Penelitian tersebut juga menegaskan bahwa dampak perubahan iklim dapat memperparah tekanan terhadap air tanah yang sudah kritis akibat eksploitasi berlebihan, terutama di kawasan urban dan industri seperti Cekungan Bandung. Dengan demikian, risiko krisis air tanah di masa depan tidak hanya dipengaruhi oleh faktor lokal, tetapi juga oleh dinamika iklim global yang semakin sulit diprediksi.
Gambar 2 Peta penurunan tanah di Cekungan Bandung periode tahun 1980-2016. Area merah adalah penurunan tanah dari 2 hingga 3,8 meter. (Foto: Liputan6.com/Zulfikar Abubakar).
Data menunjukkan bahwa penurunan muka air tanah di Bandung Raya mencapai 1–20 cm per tahun, bahkan di beberapa titik sudah mencapai total 3–4 meter dalam dua dekade terakhir. Kedalaman muka air tanah saat ini rata-rata sudah mencapai 60–100 meter, jauh dari batas aman 20–40 meter, sehingga masyarakat dan industri harus mengebor sumur lebih dalam untuk mendapatkan air bersih. Kondisi ini menandakan bahwa ketersediaan air tanah di kawasan Bandung Raya sudah tergolong kritis dan beberapa wilayah, seperti Rancaekek dan Leuwigajah, sudah masuk kategori rusak akibat penurunan muka air tanah yang ekstrem.

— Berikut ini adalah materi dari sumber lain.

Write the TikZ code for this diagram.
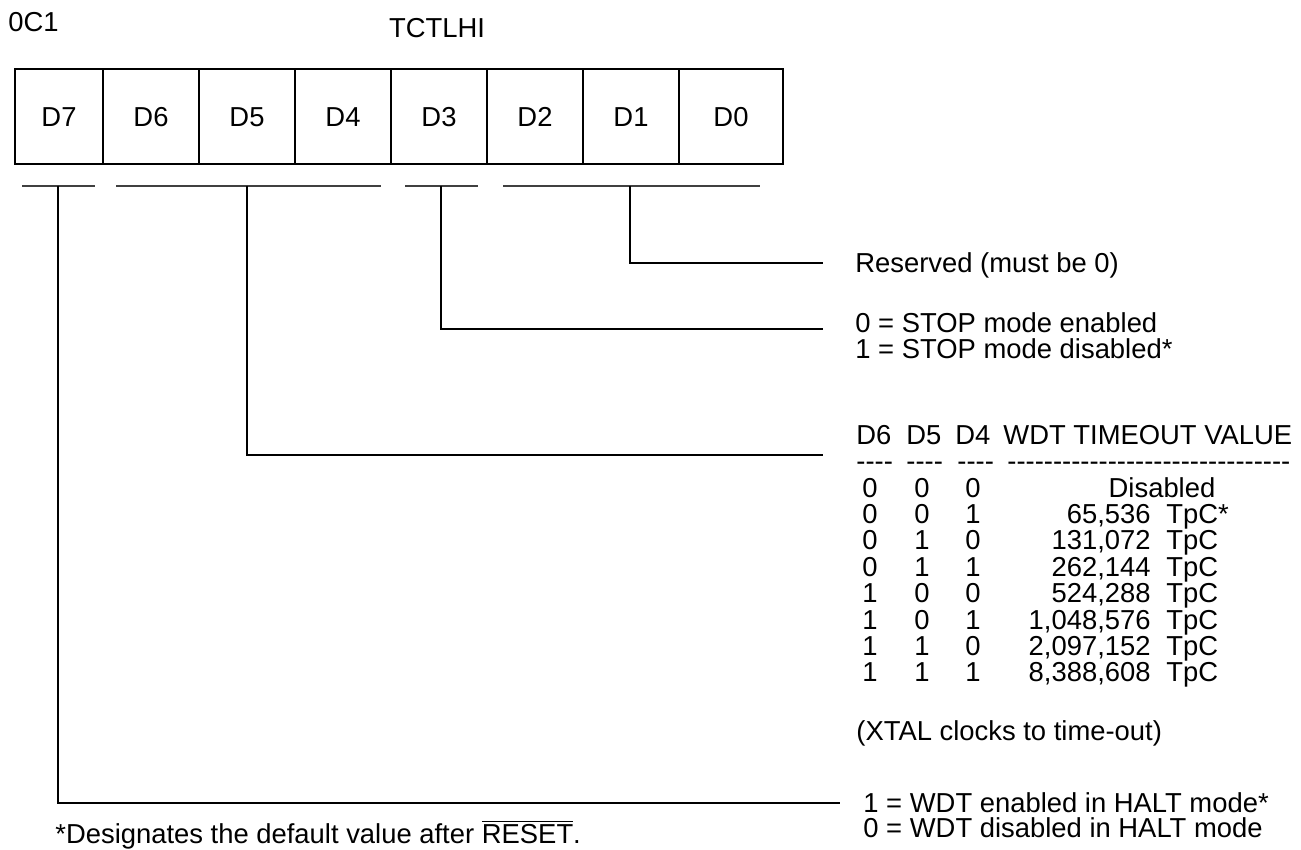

Penyebab utama dari fenomena ini adalah konsumsi air tanah yang tidak terkontrol, terutama oleh sektor industri dan rumah tangga, serta pengurangan daerah resapan air akibat urbanisasi dan alih fungsi lahan yang masif. Karakteristik geologi berupa lapisan lempung yang sangat kompresibel juga mempercepat proses amblesan tanah, terutama di wilayah bekas danau purba. Selain itu, pertumbuhan penduduk yang tinggi dan pembangunan infrastruktur yang pesat semakin memperparah tekanan terhadap sumber daya air tanah dan mempercepat penurunan permukaan tanah. Hasil simulasi dari Rusli dkk. juga menyoroti bahwa tekanan terhadap air tanah di masa depan akan semakin berat jika tidak ada intervensi kebijakan pengelolaan yang adaptif terhadap perubahan iklim dan pertumbuhan kebutuhan air domestik maupun industri.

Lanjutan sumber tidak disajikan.